Throughout history, religious, theological, and biblical arguments have been used to justify slavery, segregation, and the subjugation of women. Even Martin Luther King, Jr.—who some readers have already mentally invoked as a counter argument on reading this article—understood this at some level, though his arguments blazed the trail Buttigieg and Coons are walking. King’s Letter from the Birmingham Jail is addressed to “My Fellow Clergymen.” In that original letter and elsewhere, he criticized the church for being a taillight and not a headlight, inadvertently echoing the argument that secular activism often drags religion into progressive causes. Again, most Christians are better than Christianity. 

Liberal believers might need to argue over which party a “true” Christian would support, but politicians do not need to make these arguments.

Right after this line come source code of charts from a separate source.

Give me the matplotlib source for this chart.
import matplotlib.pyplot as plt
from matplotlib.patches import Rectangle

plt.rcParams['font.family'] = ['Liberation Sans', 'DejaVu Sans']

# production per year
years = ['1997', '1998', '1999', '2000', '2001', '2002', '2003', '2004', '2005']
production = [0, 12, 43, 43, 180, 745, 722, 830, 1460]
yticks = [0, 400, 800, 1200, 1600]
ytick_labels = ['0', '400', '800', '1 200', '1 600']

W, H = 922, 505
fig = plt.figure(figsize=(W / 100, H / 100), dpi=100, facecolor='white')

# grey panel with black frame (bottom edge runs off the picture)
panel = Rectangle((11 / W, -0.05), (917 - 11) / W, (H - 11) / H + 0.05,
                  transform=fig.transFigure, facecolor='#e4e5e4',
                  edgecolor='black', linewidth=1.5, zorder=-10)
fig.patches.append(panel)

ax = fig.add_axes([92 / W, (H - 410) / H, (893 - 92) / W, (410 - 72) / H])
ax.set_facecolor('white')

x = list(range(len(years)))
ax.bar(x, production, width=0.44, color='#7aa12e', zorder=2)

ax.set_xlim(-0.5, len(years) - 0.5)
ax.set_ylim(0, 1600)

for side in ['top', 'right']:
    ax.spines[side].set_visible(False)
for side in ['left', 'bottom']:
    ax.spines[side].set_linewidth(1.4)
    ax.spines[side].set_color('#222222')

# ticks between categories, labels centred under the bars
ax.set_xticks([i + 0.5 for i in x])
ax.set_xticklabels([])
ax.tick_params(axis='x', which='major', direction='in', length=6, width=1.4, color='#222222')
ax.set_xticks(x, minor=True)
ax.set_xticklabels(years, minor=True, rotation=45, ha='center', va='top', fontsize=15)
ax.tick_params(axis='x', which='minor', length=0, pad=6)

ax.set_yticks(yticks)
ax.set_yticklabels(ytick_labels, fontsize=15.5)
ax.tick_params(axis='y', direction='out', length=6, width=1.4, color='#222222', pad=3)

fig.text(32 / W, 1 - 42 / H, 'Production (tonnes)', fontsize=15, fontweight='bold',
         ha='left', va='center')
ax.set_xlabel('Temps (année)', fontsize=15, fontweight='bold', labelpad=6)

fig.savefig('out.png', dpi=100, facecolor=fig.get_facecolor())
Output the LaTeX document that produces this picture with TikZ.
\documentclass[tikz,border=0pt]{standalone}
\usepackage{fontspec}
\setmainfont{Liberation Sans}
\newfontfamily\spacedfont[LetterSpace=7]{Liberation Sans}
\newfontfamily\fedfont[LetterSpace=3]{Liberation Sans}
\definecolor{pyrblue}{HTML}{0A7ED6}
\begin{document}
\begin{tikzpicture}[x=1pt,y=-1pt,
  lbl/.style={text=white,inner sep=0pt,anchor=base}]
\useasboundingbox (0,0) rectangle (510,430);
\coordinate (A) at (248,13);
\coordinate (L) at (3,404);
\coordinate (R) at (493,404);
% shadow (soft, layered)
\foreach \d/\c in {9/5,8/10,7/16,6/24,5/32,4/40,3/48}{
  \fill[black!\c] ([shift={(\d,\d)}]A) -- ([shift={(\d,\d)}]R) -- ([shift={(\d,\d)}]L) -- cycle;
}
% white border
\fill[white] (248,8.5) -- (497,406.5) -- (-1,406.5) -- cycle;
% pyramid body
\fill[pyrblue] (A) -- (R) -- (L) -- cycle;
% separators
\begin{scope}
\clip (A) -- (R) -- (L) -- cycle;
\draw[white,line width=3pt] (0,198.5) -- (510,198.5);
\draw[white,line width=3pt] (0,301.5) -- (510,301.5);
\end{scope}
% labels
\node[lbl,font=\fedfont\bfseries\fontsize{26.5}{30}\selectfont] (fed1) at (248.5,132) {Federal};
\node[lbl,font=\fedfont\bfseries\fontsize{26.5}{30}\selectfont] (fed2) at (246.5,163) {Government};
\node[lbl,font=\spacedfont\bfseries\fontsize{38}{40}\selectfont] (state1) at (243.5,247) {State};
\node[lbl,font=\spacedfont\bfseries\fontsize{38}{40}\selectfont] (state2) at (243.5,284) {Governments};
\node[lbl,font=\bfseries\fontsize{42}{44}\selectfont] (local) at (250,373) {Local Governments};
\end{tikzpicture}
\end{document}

Which brings us back to the 2020 election. 

Coons suggested that the Democrats inject more religion into their party. Buttigieg seems to agree and is using it as a cudgel against Republicans. A better suggestion, one that both parties should employ, is the one Tara Isabella Burton made over at Religion News Service in a story about some campaigns hiring faith engagement specialists: “In coming years, Democratic candidates in particular may need to focus on hiring a ‘nones engagement’ specialist alongside a faith-based one.” 

Invoking religion is unlikely to convince conservative Christians to come over to liberal Christianity. It may, however, energize conservative Christians, white evangelicals, and Christian nationalists while turning off the “nones” at a time when they are ripe for political courting.